When Kīlauea and similar volcanoes erupt, the sulfur dioxide they emit cools the atmosphere and temporarily reduces global temperatures by as much as 1 degree — a statistically significant amount, says Spychala. This cooling effect could potentially be leveraged by geoengineering projects to stop or slow the current global warming from elevated levels of carbon dioxide. But first, scientists need to fully understand the phenomenon.

Enter Spychala, Flynn and Kotsakis, along with School of Natural Sciences Dean Gary Morris, who are part of a five-year, $255,000 Universities Space Research Association grant. Morris has been measuring ozone and sulfur dioxide emissions in the atmosphere for about two decades using weather balloons.
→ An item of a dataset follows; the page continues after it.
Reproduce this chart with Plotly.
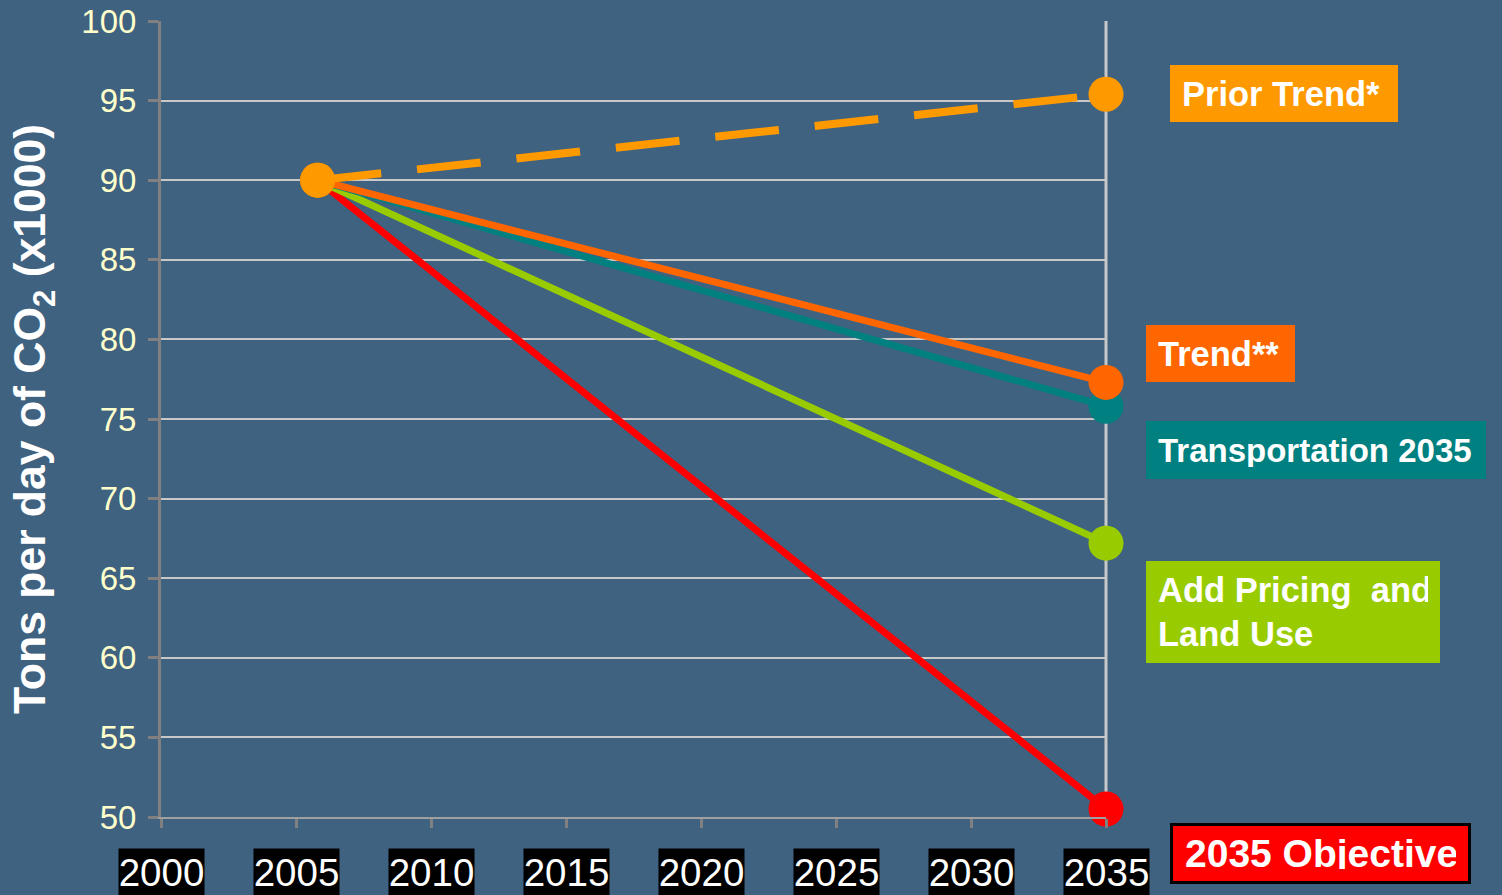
import plotly.graph_objects as go

# ---- data ----
years = [2005.8, 2035]
prior_trend = [90.0, 95.4]
trend = [90.0, 77.3]
transportation = [90.0, 75.8]
pricing_land = [90.0, 67.2]
objective = [90.0, 50.5]

x_ticks = [2000, 2005, 2010, 2015, 2020, 2025, 2030, 2035]
y_ticks = [50, 55, 60, 65, 70, 75, 80, 85, 90, 95, 100]

BG = "#3F6281"
FONT = "Liberation Sans, Arial, sans-serif"

W, H = 1502, 895
L, R, T, B = 161, 1106, 21, 817  # plot area in pixels


def px(xp):
    return (xp - L) / (R - L)


def py(yp):
    return (B - yp) / (B - T)


fig = go.Figure()

series = [
    ("2035 Objective", objective, "#FF0000", "solid", 7),
    ("Add Pricing and Land Use", pricing_land, "#99CC00", "solid", 7),
    ("Transportation 2035", transportation, "#008080", "solid", 7),
    ("Trend**", trend, "#FF6600", "solid", 7),
    ("Prior Trend*", prior_trend, "#FF9900", "64px,36px", 8),
]
for name, vals, col, dash, lw in series:
    fig.add_trace(go.Scatter(
        x=years, y=vals, name=name, mode="lines+markers",
        line=dict(color=col, width=lw, dash=dash),
        marker=dict(color=col, size=35, line=dict(width=0)),
        showlegend=False, cliponaxis=False,
    ))

# right border line
fig.add_shape(type="line", xref="paper", yref="paper", x0=1, x1=1, y0=0, y1=1,
              line=dict(color="#C8C8C8", width=3), layer="below")

# x tick labels with black boxes
for yr in x_ticks:
    fig.add_annotation(
        x=yr, xref="x", y=py(848), yref="paper", xanchor="center", yanchor="top",
        text=str(yr), showarrow=False, bgcolor="#000000", borderpad=0,
        width=85, height=46, valign="middle",
        font=dict(family=FONT, size=38.5, color="#FFFFFF"),
    )

# legend-like labels: text, left, top, width, height, colour, font size, border
labels = [
    ("Prior Trend*", 1170, 65, 228, 57, "#FF9900", 34.5, None),
    ("Trend**", 1146, 325, 149, 57, "#FF6600", 34.5, None),
    ("Transportation 2035", 1146, 421, 340, 58, "#008080", 33, None),
    ("Add Pricing  and<br>Land Use", 1146, 561, 294, 102, "#99CC00", 34.5, None),
    ("2035 Objective", 1170, 823, 301, 61, "#FF0000", 39, "#000000"),
]
PAD = 12
for text, x0, y0, w, h, col, fs, border in labels:
    bw = 3 if border else 0
    fig.add_annotation(
        x=px(x0), xref="paper", y=py(y0), yref="paper",
        xanchor="left", yanchor="top", text="<b>" + text + "</b>",
        showarrow=False, bgcolor=col, borderpad=PAD,
        bordercolor=border if border else col, borderwidth=bw,
        width=w - 2 * PAD - 2 * bw,
        height=h - 2 * PAD - 2 * bw,
        align="left", valign="middle",
        font=dict(family=FONT, size=fs, color="#FFFFFF"),
    )

fig.update_layout(
    width=W, height=H,
    margin=dict(l=L, r=W - R, t=T, b=H - B, pad=0, autoexpand=False),
    paper_bgcolor=BG, plot_bgcolor=BG,
    font=dict(family=FONT),
    xaxis=dict(
        range=[2000, 2035], tickvals=x_ticks, showticklabels=False,
        showgrid=False, zeroline=False, automargin=False,
        showline=True, linecolor="#A0A0A0", linewidth=2,
        ticks="outside", ticklen=9, tickwidth=3, tickcolor="#808080",
    ),
    yaxis=dict(
        range=[50, 100], tickvals=y_ticks, automargin=False,
        showgrid=True, gridcolor="#C8C8C8", gridwidth=2, zeroline=False,
        showline=True, linecolor="#808080", linewidth=3,
        ticks="outside", ticklen=10, tickwidth=3, tickcolor="#808080",
        ticklabelstandoff=5,
        tickfont=dict(family=FONT, size=33, color="#FFFFCC"),
        title=dict(text="<b>Tons per day of CO<sub>2</sub> (x1000)</b>",
                   font=dict(family=FONT, size=44.5, color="#FFFFFF"), standoff=22),
    ),
)

fig.write_html(
    "out.html",
    config={"displayModeBar": False},
    post_script="document.body.style.margin='0';document.body.style.background='" + BG + "';",
)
He has historically relied on a two-instrument system to measure ozone and sulfur dioxide. It’s a simple and successful method, says Spychala, but to meet the desired sensitivity for sulfur dioxide measurements in the lower stratosphere, they needed to improve the approach. Their innovation is now able to achieve the desired sensitivity for sulfur dioxide with a single instrument.
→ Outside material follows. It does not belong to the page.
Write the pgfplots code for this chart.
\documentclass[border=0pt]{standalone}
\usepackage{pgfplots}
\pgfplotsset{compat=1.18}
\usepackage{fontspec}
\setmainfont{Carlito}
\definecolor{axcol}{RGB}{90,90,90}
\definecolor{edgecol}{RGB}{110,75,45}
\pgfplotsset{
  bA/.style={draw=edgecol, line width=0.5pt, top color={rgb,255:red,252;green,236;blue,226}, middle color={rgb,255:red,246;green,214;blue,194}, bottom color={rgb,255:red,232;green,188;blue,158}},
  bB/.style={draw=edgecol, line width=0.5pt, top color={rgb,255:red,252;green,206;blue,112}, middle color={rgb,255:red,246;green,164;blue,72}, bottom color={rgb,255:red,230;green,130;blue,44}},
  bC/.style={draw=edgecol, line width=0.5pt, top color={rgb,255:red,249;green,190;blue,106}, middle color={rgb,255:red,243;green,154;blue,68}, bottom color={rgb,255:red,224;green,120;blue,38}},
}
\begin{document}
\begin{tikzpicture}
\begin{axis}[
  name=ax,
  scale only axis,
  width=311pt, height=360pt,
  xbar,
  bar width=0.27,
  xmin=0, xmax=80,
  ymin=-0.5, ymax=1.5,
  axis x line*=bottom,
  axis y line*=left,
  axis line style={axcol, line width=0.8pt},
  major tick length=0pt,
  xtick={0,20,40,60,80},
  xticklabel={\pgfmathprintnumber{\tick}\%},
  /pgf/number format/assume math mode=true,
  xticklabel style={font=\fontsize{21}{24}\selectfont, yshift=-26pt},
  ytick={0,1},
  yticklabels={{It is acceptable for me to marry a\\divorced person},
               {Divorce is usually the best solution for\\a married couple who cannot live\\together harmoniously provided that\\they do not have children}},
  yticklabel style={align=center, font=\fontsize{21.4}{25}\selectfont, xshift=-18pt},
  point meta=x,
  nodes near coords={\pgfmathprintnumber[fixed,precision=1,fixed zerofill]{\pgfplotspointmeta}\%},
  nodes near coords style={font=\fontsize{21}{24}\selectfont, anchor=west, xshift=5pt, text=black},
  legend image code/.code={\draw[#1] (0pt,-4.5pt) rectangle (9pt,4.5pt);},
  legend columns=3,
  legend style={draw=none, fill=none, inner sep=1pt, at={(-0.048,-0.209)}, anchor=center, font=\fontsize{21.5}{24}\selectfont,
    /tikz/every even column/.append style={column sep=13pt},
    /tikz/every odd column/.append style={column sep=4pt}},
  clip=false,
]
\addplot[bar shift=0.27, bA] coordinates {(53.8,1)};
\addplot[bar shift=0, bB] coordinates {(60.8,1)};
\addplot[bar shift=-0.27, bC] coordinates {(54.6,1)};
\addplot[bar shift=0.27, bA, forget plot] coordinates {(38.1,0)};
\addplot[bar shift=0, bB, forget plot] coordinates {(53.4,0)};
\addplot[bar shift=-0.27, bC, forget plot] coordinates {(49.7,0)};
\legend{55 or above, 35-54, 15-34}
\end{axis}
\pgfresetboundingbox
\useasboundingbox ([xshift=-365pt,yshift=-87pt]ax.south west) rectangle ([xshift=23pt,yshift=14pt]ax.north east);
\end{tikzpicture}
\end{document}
Over eight days, Spychala, Flynn and Kotsakis launched two balloons and three tethered blimps that measured 10 atmospheric parameters. They consulted with Morris in real-time from his hilltop office and compared their data with readings from other monitoring systems deployed near Kīlauea, including those run by NASA’s Jet Propulsion Laboratory, the University of Costa Rica and the Royal Netherlands Meteorological Institute. After some on-the-spot recalculations to account for elevation and density changes, Spychala, Flynn and Kotsakis found what they were looking for — spot-on data from the experimental single-instrument technology.
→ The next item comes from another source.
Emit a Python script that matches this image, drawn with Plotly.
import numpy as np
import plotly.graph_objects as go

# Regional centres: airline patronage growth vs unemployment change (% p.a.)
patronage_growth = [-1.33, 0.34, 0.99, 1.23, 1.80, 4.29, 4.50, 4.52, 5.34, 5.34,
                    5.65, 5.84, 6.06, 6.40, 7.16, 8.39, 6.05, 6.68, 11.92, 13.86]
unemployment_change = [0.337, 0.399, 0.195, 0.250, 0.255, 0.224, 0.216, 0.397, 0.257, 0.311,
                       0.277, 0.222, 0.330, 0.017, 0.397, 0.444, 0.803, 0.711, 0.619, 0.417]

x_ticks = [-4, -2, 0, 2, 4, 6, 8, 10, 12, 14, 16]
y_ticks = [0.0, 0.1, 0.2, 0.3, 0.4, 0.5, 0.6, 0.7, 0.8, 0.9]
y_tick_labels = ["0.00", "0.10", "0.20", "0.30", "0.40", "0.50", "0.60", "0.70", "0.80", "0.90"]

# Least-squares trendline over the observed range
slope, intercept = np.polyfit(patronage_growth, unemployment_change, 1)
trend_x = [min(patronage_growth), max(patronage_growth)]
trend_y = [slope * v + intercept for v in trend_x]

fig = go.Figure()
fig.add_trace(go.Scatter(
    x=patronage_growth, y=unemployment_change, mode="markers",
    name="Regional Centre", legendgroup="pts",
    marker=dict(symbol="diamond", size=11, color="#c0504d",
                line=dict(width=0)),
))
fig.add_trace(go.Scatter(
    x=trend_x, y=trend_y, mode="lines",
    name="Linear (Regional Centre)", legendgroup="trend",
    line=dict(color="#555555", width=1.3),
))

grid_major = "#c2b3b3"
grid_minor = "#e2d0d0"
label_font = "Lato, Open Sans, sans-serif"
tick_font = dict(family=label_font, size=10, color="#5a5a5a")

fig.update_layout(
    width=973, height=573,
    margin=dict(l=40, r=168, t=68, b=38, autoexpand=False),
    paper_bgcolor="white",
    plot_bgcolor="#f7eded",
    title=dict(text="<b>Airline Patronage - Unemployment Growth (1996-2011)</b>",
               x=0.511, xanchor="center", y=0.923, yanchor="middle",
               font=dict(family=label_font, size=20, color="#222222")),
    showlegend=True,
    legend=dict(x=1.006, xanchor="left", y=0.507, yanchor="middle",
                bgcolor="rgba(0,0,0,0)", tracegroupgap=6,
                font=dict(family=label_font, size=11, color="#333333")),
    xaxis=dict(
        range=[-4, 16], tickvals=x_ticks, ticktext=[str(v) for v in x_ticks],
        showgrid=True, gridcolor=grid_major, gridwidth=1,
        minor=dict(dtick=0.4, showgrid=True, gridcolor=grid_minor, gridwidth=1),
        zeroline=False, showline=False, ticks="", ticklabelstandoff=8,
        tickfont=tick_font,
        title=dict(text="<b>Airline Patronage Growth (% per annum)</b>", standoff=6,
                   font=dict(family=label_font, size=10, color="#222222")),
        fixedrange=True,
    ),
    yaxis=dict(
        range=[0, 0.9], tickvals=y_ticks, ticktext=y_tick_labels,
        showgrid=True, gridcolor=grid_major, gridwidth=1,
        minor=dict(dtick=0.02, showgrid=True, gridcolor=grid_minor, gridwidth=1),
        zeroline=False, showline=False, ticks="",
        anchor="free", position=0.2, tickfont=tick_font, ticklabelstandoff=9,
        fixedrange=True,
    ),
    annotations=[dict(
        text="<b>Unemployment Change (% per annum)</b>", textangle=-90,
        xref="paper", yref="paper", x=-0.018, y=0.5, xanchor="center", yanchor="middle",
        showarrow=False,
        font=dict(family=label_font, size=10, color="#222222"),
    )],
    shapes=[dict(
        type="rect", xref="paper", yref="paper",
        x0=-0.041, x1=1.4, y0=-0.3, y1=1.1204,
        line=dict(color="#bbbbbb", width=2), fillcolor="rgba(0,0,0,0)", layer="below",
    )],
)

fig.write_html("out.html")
Though students didn’t take part in the Hawaii tests, Morris and Spychala rely on their undergraduates to launch balloons and gather measurements across Texas. Each semester, up to 15 students learn the process, including calibrating the instruments, flying the balloons safety and processing the data. They assist with launches on campus and across Texas. While there aren’t any active volcanoes in Texas, the balloon data provides valuable climate change information that helps scientists reassess the impact of global warming — and the speed with which geoengineering strategies like harnessing sulfur dioxide from volcanoes might need to progress.

“Weather balloons are a wonderfully old-school, relatively inexpensive and amazingly effective tool,” says Spychala. Scientists don’t have to put drones, planes or pilots at risk to gather data, especially during a large-scale volcanic eruption. “Other than calibrating the sensor and running a trajectory projection, you just let a balloon go, wish it well and watch the data come back.”